De que maneira as tradições religiosas e filosóficas antigas abordavam a relação entre humanos e animais, e como isso contrasta com o pensamento moderno?
Historicamente, a relação entre humanos e animais foi abordada de diversas maneiras em tradições religiosas e filosóficas, muitas vezes contrastando com o pensamento moderno que tende a desvalorizar a vida animal.
Em culturas arcaicas, como as associadas ao xamanismo e às pinturas rupestres, havia uma profunda comunhão entre humanos e animais, onde a diferenciação era mínima. A Grande Deusa, Senhora dos animais, e lendas como a do primeiro xamã (gerado por uma águia e uma mulher) demonstram essa conexão intrínseca e sagrada. No Antigo Egito, a sacralização de animais, como o gato (associado à deusa Bastet), e leis severas contra aqueles que os maltratavam, refletem um profundo respeito.
No Oriente, o budismo, baseado nos ensinamentos de Buda (século VI a.C.), pregava a compaixão e a misericórdia por todos os seres vivos, promovendo uma benevolência sem limites e os cinco preceitos fundamentais, incluindo "não matar". O Bhagavad-gītā do hinduísmo defendia o "ahimsã" (não violência), baseado na ideia de que todas as criaturas têm uma identidade entre si, como forma de uma única realidade divina e cósmica, e que a violência rompe essa unidade.
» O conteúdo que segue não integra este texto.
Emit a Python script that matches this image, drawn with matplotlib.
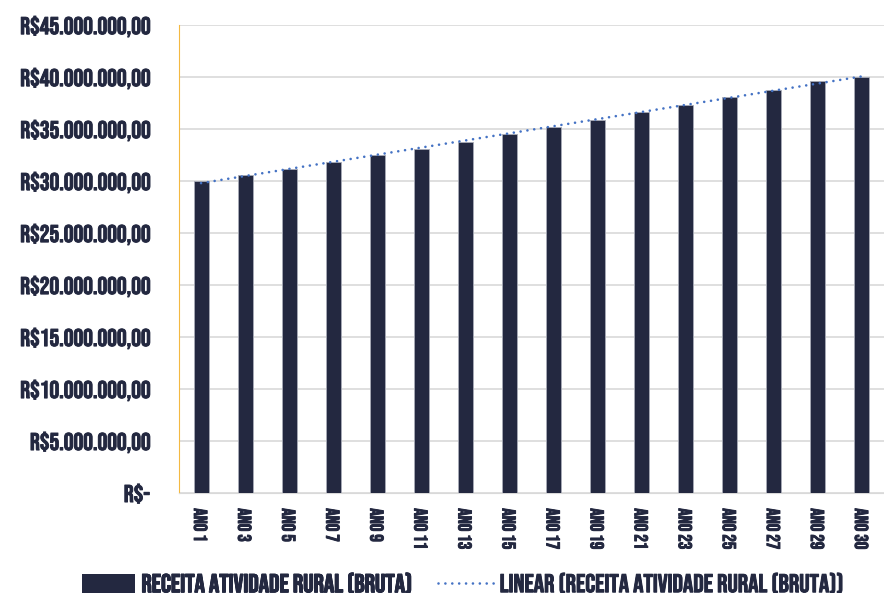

O cristianismo, em manuscritos essênios do século III d.C., também apresenta ensinamentos que enfatizam a proteção dos animais e a alimentação vegetariana, com Deus pedindo contas por animais assassinados.
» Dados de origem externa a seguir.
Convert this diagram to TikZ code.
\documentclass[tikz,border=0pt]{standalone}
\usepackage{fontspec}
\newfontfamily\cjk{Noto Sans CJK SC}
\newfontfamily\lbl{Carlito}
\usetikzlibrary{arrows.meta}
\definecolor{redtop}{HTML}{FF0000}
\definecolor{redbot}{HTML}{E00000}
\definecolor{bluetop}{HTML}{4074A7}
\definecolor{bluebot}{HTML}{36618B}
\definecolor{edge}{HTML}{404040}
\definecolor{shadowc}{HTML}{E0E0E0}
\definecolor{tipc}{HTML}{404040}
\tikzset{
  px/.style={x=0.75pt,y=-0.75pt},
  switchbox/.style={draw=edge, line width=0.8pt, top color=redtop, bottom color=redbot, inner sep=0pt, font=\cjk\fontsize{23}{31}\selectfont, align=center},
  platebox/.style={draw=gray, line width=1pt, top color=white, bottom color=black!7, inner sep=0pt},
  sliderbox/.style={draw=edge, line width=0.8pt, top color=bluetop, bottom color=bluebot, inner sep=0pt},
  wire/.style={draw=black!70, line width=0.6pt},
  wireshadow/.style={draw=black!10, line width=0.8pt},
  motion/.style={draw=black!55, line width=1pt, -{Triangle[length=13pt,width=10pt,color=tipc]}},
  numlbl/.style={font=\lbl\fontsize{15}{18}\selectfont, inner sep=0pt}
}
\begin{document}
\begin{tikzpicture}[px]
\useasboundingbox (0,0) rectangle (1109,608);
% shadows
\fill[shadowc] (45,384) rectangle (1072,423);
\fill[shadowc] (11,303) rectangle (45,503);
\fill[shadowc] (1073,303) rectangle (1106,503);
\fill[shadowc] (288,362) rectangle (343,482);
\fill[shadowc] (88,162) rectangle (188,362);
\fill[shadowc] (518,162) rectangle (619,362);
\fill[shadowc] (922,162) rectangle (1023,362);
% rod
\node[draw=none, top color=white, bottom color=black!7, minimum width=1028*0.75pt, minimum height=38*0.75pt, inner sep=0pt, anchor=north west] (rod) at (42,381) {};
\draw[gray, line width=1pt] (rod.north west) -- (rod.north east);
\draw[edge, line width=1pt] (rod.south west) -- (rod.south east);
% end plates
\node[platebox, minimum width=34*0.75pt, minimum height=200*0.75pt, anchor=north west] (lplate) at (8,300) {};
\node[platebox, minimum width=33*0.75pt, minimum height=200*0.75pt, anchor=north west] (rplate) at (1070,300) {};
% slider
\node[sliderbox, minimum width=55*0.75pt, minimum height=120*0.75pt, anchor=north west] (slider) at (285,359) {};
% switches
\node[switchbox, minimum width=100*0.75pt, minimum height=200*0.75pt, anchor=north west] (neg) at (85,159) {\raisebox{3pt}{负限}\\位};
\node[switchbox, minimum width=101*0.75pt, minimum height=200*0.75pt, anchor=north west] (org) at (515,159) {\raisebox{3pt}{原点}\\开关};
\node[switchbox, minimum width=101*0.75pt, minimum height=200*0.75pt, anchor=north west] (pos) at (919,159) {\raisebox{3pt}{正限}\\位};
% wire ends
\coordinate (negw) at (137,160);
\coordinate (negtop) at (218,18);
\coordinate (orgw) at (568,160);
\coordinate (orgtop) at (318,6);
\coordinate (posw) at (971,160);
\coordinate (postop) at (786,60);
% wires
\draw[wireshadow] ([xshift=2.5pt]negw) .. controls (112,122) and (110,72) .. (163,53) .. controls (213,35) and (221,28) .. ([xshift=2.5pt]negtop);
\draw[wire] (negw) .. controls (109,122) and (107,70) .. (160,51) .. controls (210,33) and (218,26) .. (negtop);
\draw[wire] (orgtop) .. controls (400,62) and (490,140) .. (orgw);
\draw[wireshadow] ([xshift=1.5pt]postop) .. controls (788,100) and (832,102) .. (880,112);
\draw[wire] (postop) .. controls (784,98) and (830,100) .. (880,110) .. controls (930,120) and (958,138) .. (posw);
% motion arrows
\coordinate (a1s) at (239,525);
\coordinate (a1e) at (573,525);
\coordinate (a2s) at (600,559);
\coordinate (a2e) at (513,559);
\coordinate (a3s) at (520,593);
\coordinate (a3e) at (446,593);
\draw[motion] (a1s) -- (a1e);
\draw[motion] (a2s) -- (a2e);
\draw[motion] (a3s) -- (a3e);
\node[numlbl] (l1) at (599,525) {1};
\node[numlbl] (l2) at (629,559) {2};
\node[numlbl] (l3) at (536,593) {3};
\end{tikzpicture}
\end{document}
Na Grécia Antiga, figuras como Pitágoras e Aristóteles reconheciam a consciência e racionalidade em animais não humanos. Pitágoras baseava seu vegetarianismo na crença da transmigração das almas.
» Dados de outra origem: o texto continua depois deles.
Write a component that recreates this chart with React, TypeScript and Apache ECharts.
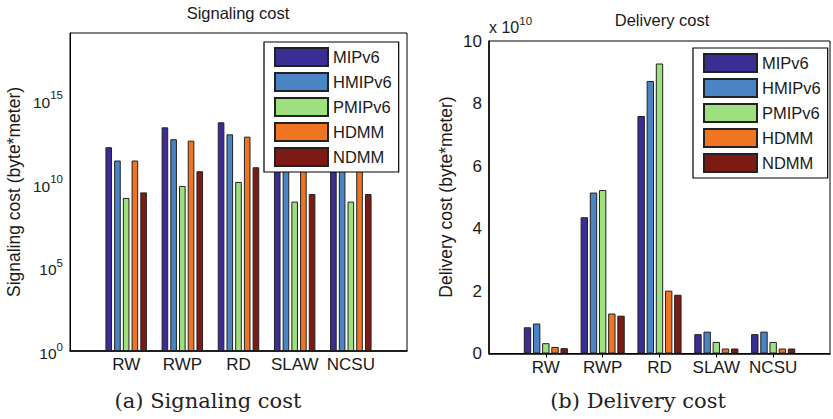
import React, { useEffect, useRef } from "react";
import * as echarts from "echarts";

const categories = ["RW", "RWP", "RD", "SLAW", "NCSU"];
const seriesNames = ["MIPv6", "HMIPv6", "PMIPv6", "HDMM", "NDMM"];
const seriesColors = ["#3a2d94", "#4a84c5", "#9fe07e", "#f07522", "#7d1a14"];

// Signaling cost (byte*meter), log scale
const sigMIPv6 = [1.5e12, 2.3e13, 4.6e13, 1.2e12, 1.2e12];
const sigHMIPv6 = [2.4e11, 4.5e12, 8.8e12, 2.4e11, 2.4e11];
const sigPMIPv6 = [1.4e9, 7.3e9, 1.26e10, 8.4e8, 8.4e8];
const sigHDMM = [2.4e11, 3.7e12, 6.4e12, 2.4e11, 2.4e11];
const sigNDMM = [3.0e9, 5.5e10, 9.5e10, 2.4e9, 2.4e9];

// Delivery cost (x 10^10 byte*meter)
const delMIPv6 = [0.84, 4.36, 7.6, 0.62, 0.62];
const delHMIPv6 = [0.96, 5.15, 8.72, 0.7, 0.7];
const delPMIPv6 = [0.33, 5.23, 9.28, 0.37, 0.37];
const delHDMM = [0.21, 1.28, 2.01, 0.16, 0.16];
const delNDMM = [0.17, 1.21, 1.88, 0.16, 0.16];

const sigTickExponents = [0, 5, 10, 15];
const delTickLabels = ["0", "2", "4", "6", "8", "10"];

const FONT = "Liberation Sans";
const SERIF = "DejaVu Serif";
const TXT = "#1a1a1a";

export default function App() {
  const ref = useRef<HTMLDivElement>(null);

  useEffect(() => {
    if (!ref.current) return;
    const chart = echarts.init(ref.current, undefined, { renderer: "svg" });

    const sigData = [sigMIPv6, sigHMIPv6, sigPMIPv6, sigHDMM, sigNDMM];
    const delData = [delMIPv6, delHMIPv6, delPMIPv6, delHDMM, delNDMM];
    const xCats = ["", ...categories, ""];
    const pad = (arr: number[]) => [null, ...arr, null];

    const catTickInterval = (i: number) => i >= 1 && i <= categories.length;

    const series: any[] = [];
    seriesNames.forEach((name, k) => {
      series.push({
        type: "bar",
        name,
        xAxisIndex: 0,
        yAxisIndex: 0,
        data: pad(sigData[k]),
        barWidth: 6.6,
        barGap: "32%",
        itemStyle: { color: seriesColors[k], borderColor: "#222", borderWidth: 1 },
      });
    });
    seriesNames.forEach((name, k) => {
      series.push({
        type: "bar",
        name,
        xAxisIndex: 2,
        yAxisIndex: 2,
        data: pad(delData[k]),
        barWidth: 7.4,
        barGap: "24%",
        itemStyle: { color: seriesColors[k], borderColor: "#222", borderWidth: 1 },
      });
    });

    const legendBase = {
      orient: "vertical",
      data: seriesNames,
      icon: "rect",
      itemWidth: 53,
      itemHeight: 18,
      itemGap: 5,
      padding: [5, 7, 5, 10],
      borderColor: "#000",
      borderWidth: 1.2,
      backgroundColor: "#fff",
      textStyle: { fontSize: 16.5, color: TXT, fontFamily: FONT },
      selectedMode: false,
      z: 10,
    };

    const txt = (text: string, x: number, y: number, size: number, family: string, rotation = 0, fill = TXT) => ({
      type: "text",
      x,
      y,
      rotation,
      style: { text, fontSize: size, fontFamily: family, fill, textAlign: "center", textVerticalAlign: "middle" },
    });

    const option: any = {
      animation: false,
      backgroundColor: "#fff",
      textStyle: { fontFamily: FONT },
      grid: [
        { left: 70, top: 33, width: 337, height: 318, show: true, borderColor: "#000", borderWidth: 1, backgroundColor: "transparent" },
        { left: 489, top: 41, width: 347, height: 312.5, show: true, borderColor: "#000", borderWidth: 1, backgroundColor: "transparent" },
      ],
      xAxis: [
        {
          type: "category", gridIndex: 0, data: xCats, boundaryGap: false, position: "bottom",
          axisLine: { lineStyle: { color: "#000", width: 1.5 } },
          axisTick: { inside: true, length: 4, interval: catTickInterval, lineStyle: { color: "#000" } },
          axisLabel: { fontSize: 17, color: TXT, fontFamily: FONT, margin: 5, interval: 0 },
          splitLine: { show: false },
        },
        {
          type: "category", gridIndex: 0, data: xCats, boundaryGap: false, position: "top",
          axisLine: { show: false }, axisTick: { show: false }, axisLabel: { show: false }, splitLine: { show: false },
        },
        {
          type: "category", gridIndex: 1, data: xCats, boundaryGap: false, position: "bottom",
          axisLine: { lineStyle: { color: "#000", width: 1.5 } },
          axisTick: { inside: true, length: 4, interval: catTickInterval, lineStyle: { color: "#000" } },
          axisLabel: { fontSize: 17, color: TXT, fontFamily: FONT, margin: 5, interval: 0 },
          splitLine: { show: false },
        },
        {
          type: "category", gridIndex: 1, data: xCats, boundaryGap: false, position: "top",
          axisLine: { show: false },
          axisTick: { inside: true, length: 4, interval: catTickInterval, lineStyle: { color: "#000" } },
          axisLabel: { show: false }, splitLine: { show: false },
        },
      ],
      yAxis: [
        {
          type: "log", logBase: 10, gridIndex: 0, min: 1, max: 1e19, interval: 5, position: "left",
          axisLine: { show: true, lineStyle: { color: "#000" } },
          axisTick: { inside: true, length: 4, lineStyle: { color: "#000" } },
          splitLine: { show: false },
          axisLabel: {
            margin: 7,
            showMaxLabel: false,
            formatter: (v: number) => {
              const e = Math.round(Math.log10(v));
              if (!sigTickExponents.includes(e)) return "";
              return `{b|10}{s|${e}}`;
            },
            rich: {
              b: { fontSize: 15.5, color: TXT, fontFamily: FONT, verticalAlign: "bottom" },
              s: { fontSize: 11.5, color: TXT, fontFamily: FONT, verticalAlign: "bottom", padding: [0, 0, 9, 0] },
            },
          },
        },
        {
          type: "log", logBase: 10, gridIndex: 0, min: 1, max: 1e19, interval: 5, position: "right",
          axisLine: { show: false },
          axisTick: { inside: true, length: 4, lineStyle: { color: "#000" } },
          axisLabel: { show: false }, splitLine: { show: false },
        },
        {
          type: "value", gridIndex: 1, min: 0, max: 10, interval: 2, position: "left",
          axisLine: { show: true, lineStyle: { color: "#000", width: 1.5 } },
          axisTick: { inside: true, length: 4, lineStyle: { color: "#000" } },
          splitLine: { show: false },
          axisLabel: {
            fontSize: 17, color: TXT, fontFamily: FONT, margin: 7,
            formatter: (v: number) => delTickLabels[Math.round(v / 2)] ?? "",
          },
        },
        {
          type: "value", gridIndex: 1, min: 0, max: 10, interval: 2, position: "right",
          axisLine: { show: false },
          axisTick: { inside: true, length: 4, lineStyle: { color: "#000" } },
          axisLabel: { show: false }, splitLine: { show: false },
        },
      ],
      legend: [
        { ...legendBase, left: 264, top: 42 },
        { ...legendBase, left: 693, top: 48 },
      ],
      series,
      graphic: [
        txt("Signaling cost", 238, 13, 16.5, FONT),
        txt("Delivery cost", 662, 20, 16.5, FONT),
        txt("Signaling cost (byte*meter)", 14, 192, 17.5, FONT, Math.PI / 2),
        txt("Delivery cost (byte*meter)", 446, 197, 17.5, FONT, Math.PI / 2),
        {
          type: "text", x: 489, y: 25,
          style: {
            text: "{b|x 10}{s|10}",
            textVerticalAlign: "middle",
            rich: {
              b: { fontSize: 16, fill: TXT, fontFamily: FONT, verticalAlign: "bottom" },
              s: { fontSize: 11.5, fill: TXT, fontFamily: FONT, verticalAlign: "bottom", padding: [0, 0, 9, 0] },
            },
          },
        },
        txt("(a) Signaling cost", 208, 401, 21, SERIF, 0, "#222"),
        txt("(b) Delivery cost", 638, 401, 21, SERIF, 0, "#222"),
      ],
    };

    chart.setOption(option);
    return () => chart.dispose();
  }, []);

  return (
    <div
      ref={ref}
      style={{ position: "absolute", left: 0, top: 0, width: 833, height: 419, background: "#fff" }}
    />
  );
}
Em contraste, o pensamento moderno, especialmente a partir do século XVII, com Descartes, marca uma ruptura significativa. Descartes afirmava que os animais são "máquinas" desprovidas de alma, consciência reflexiva, linguagem e emoções, capazes apenas de reflexos a estímulos. Essa teoria mecanicista foi crucial para fundamentar o uso indiscriminado de animais em experimentos e sua exclusão da consideração moral por séculos. Similarmente, o pensamento kantiano postula que não temos obrigações morais diretas para com os animais, apenas deveres indiretos cujo verdadeiro fim é a humanidade, negando-lhes autonomia e valor inerente. A visão religiosa cristã dominante, que postula que apenas humanos possuem alma e foram criados à imagem de Deus, também contribuiu para a naturalização da subjugação animal.
Essa mudança paradigmática da modernidade, marcada pelo antropocentrismo e pela racionalidade como característica humana por excelência, levou à desvalorização da vida animal e à justificação da sua exploração.